* _Set task_:
Show every line where "page" occurs.
[begin Entries]
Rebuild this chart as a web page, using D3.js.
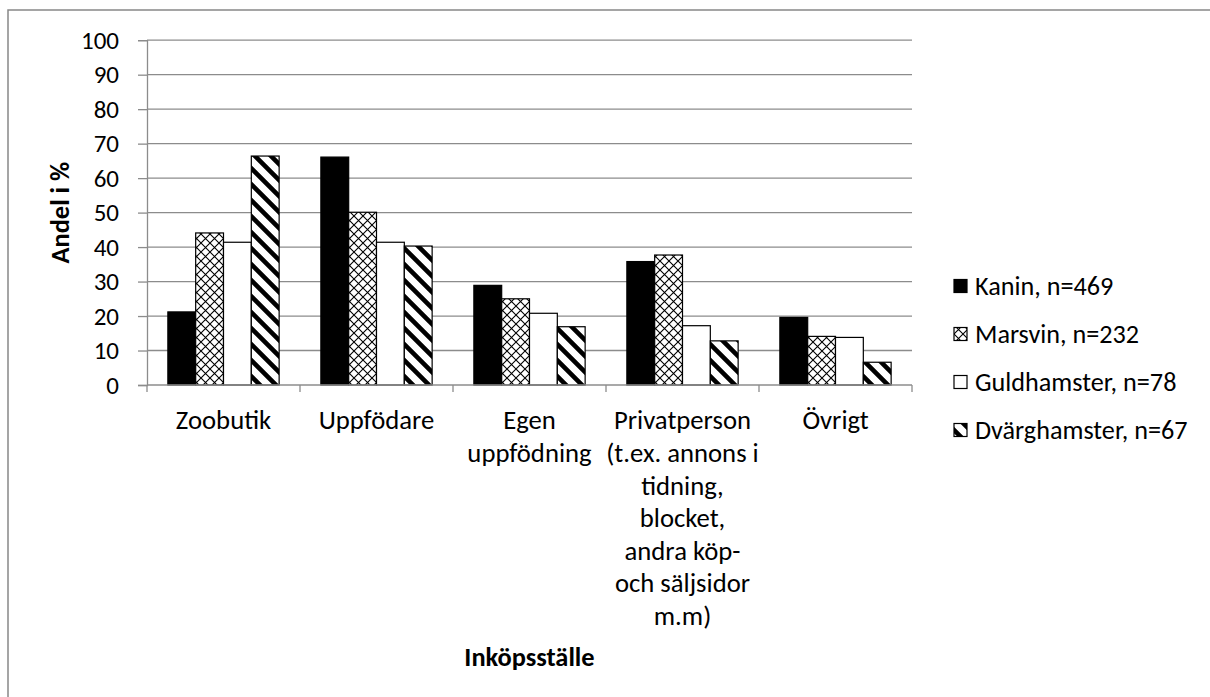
[end Entries]
[begin Entries]
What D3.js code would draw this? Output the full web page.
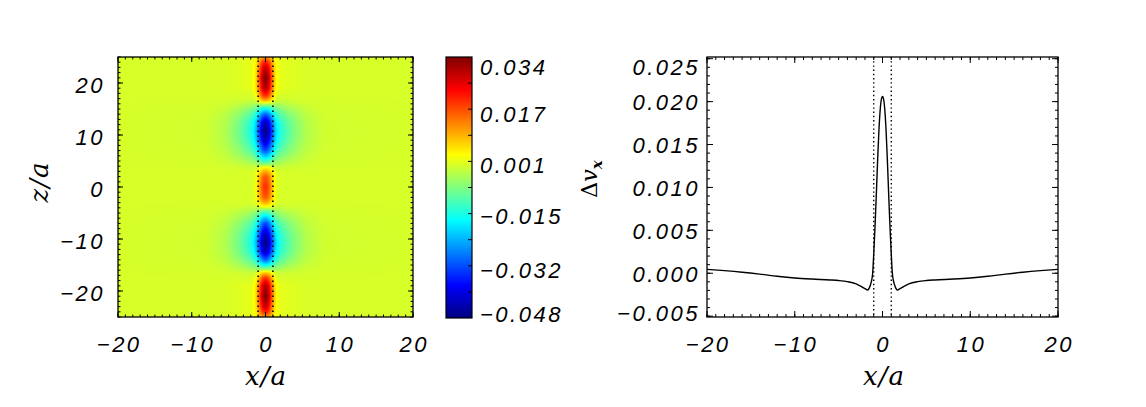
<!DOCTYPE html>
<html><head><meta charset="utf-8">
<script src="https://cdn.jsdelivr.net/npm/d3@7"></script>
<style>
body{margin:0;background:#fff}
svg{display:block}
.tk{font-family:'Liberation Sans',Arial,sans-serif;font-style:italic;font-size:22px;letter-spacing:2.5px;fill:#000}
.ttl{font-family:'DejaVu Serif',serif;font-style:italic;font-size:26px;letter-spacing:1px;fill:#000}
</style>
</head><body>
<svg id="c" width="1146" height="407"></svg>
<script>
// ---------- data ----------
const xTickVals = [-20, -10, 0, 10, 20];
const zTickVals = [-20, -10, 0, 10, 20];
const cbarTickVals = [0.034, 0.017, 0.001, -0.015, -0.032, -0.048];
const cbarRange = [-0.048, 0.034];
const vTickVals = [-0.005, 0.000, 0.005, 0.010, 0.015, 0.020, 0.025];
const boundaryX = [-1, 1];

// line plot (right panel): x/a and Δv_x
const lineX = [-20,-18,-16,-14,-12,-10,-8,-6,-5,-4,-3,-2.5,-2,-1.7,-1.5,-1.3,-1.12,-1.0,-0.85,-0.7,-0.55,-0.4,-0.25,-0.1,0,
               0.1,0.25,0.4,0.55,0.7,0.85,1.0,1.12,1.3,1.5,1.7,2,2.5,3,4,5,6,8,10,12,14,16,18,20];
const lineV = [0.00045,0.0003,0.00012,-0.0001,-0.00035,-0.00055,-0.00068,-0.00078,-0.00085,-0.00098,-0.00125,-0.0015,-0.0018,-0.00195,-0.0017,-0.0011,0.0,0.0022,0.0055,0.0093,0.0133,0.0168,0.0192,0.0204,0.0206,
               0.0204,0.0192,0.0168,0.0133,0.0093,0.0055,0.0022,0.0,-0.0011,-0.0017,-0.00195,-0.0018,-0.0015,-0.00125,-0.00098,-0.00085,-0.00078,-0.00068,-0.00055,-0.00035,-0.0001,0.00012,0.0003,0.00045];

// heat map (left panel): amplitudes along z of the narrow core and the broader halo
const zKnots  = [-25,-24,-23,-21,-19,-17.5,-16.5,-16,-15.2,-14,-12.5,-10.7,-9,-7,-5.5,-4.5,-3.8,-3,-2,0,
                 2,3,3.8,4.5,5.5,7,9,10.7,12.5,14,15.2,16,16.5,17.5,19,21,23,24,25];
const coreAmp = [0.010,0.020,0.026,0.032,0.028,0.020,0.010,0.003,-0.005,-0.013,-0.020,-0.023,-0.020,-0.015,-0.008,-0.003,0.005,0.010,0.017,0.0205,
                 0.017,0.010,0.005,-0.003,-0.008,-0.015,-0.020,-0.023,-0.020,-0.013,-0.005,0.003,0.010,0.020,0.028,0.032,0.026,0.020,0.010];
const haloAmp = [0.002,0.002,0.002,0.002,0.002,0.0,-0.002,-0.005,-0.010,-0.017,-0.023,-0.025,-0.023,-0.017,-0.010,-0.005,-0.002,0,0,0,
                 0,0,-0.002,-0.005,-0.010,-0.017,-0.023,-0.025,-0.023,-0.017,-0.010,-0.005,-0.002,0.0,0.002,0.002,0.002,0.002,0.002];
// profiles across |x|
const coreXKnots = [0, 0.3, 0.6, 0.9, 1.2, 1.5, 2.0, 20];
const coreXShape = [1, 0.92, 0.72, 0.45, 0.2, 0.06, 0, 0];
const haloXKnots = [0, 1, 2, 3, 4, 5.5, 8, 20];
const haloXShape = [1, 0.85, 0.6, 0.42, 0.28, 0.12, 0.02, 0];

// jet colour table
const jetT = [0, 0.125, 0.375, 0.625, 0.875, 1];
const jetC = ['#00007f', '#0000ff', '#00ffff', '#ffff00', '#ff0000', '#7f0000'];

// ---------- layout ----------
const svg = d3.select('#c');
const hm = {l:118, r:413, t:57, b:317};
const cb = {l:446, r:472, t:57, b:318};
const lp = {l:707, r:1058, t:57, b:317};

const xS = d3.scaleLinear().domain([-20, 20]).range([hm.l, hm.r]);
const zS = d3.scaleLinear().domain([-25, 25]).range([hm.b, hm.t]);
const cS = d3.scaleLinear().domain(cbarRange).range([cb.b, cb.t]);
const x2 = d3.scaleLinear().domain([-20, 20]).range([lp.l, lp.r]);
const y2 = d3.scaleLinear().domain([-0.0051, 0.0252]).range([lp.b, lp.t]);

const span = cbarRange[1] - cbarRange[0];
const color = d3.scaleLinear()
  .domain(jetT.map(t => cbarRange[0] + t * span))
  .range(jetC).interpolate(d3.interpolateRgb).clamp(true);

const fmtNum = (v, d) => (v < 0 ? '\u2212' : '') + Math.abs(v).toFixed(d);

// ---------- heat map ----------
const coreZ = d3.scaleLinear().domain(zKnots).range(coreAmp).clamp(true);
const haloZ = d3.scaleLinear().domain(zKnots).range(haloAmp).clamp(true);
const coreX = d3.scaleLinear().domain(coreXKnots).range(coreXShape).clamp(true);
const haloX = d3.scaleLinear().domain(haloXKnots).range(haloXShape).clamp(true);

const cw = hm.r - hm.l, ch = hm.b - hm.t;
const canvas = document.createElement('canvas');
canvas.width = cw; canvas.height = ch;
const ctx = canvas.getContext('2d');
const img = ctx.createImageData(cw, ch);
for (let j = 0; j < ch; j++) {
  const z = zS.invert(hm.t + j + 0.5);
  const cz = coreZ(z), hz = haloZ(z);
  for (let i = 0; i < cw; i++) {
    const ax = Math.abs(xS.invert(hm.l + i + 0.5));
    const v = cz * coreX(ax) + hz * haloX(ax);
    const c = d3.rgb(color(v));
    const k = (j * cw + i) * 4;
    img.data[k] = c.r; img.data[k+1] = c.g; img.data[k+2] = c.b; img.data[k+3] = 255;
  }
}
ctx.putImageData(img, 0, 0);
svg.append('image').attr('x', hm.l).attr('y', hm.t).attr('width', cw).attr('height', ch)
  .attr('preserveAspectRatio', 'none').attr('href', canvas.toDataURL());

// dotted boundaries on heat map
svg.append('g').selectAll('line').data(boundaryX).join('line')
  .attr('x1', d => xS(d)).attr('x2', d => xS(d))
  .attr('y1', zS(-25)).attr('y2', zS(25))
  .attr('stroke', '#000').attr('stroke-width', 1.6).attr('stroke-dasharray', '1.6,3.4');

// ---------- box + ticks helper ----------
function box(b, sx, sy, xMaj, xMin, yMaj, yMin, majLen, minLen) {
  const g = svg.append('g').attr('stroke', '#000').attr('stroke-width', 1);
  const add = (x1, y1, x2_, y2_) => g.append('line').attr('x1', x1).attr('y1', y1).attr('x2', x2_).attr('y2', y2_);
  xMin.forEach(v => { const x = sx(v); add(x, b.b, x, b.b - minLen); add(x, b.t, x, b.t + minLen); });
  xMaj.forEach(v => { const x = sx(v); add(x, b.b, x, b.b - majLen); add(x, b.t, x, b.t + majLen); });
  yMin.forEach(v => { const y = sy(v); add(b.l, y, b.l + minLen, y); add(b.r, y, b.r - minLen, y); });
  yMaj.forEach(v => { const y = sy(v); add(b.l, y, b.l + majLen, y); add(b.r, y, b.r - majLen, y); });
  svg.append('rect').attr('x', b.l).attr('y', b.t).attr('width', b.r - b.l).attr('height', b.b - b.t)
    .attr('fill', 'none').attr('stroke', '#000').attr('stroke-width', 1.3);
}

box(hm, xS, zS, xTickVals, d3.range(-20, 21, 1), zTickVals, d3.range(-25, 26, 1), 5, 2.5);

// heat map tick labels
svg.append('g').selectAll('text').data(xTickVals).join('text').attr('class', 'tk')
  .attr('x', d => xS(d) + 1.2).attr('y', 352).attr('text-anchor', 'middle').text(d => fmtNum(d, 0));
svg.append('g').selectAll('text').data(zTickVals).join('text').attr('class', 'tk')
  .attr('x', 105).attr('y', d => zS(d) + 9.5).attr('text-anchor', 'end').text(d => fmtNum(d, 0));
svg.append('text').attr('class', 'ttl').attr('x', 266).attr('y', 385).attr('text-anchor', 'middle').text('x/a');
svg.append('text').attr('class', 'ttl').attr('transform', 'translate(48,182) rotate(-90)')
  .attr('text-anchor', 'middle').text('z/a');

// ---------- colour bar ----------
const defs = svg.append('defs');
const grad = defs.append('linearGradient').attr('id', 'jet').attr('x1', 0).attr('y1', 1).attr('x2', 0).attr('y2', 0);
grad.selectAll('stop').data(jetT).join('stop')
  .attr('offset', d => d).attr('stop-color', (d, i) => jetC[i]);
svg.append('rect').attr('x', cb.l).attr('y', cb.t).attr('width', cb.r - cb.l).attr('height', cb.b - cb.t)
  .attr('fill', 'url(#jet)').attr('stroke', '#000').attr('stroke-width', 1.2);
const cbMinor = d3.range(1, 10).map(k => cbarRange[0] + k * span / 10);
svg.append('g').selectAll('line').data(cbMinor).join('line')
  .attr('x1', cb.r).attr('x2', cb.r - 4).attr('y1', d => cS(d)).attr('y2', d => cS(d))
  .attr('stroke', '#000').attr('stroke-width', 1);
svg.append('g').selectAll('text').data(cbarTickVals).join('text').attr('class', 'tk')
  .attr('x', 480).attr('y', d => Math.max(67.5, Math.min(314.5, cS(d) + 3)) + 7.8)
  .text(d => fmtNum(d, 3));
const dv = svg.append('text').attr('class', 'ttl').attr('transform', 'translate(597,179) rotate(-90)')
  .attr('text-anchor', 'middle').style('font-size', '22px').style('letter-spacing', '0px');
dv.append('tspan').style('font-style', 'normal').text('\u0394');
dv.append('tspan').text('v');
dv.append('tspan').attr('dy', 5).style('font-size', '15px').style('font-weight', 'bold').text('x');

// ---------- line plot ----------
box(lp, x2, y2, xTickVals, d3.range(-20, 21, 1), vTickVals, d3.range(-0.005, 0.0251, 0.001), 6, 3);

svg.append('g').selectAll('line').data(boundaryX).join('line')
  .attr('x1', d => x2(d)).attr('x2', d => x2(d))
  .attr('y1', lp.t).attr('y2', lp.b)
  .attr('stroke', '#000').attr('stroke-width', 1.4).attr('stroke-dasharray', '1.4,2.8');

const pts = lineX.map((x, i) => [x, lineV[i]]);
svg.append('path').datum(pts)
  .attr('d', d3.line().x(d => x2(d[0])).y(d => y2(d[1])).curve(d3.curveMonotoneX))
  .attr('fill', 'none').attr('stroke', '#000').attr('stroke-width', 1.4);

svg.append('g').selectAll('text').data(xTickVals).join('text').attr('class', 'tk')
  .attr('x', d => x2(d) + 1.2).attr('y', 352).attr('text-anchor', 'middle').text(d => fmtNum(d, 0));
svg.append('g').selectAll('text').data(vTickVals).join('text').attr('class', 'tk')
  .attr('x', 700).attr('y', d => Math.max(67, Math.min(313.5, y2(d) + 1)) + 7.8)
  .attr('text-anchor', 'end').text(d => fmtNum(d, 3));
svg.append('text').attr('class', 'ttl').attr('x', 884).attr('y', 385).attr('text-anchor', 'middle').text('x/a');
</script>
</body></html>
[end Entries]
[begin Entries]
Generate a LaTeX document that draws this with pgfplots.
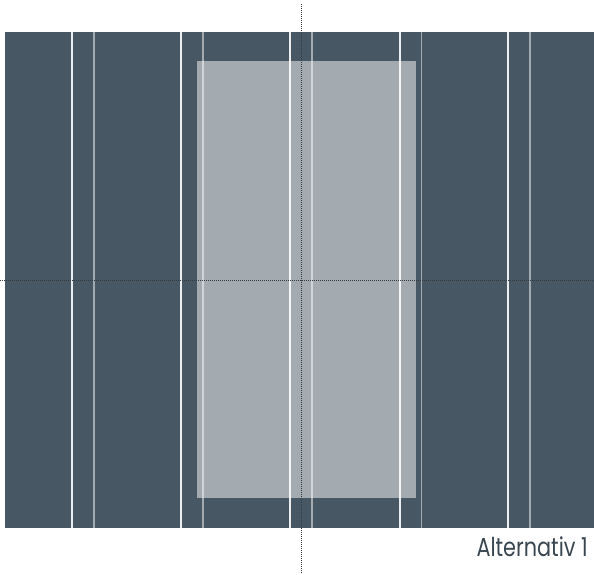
[end Entries]
* _Output_:
Rebuild this chart as a web page, using D3.js.
What D3.js code would draw this? Output the full web page.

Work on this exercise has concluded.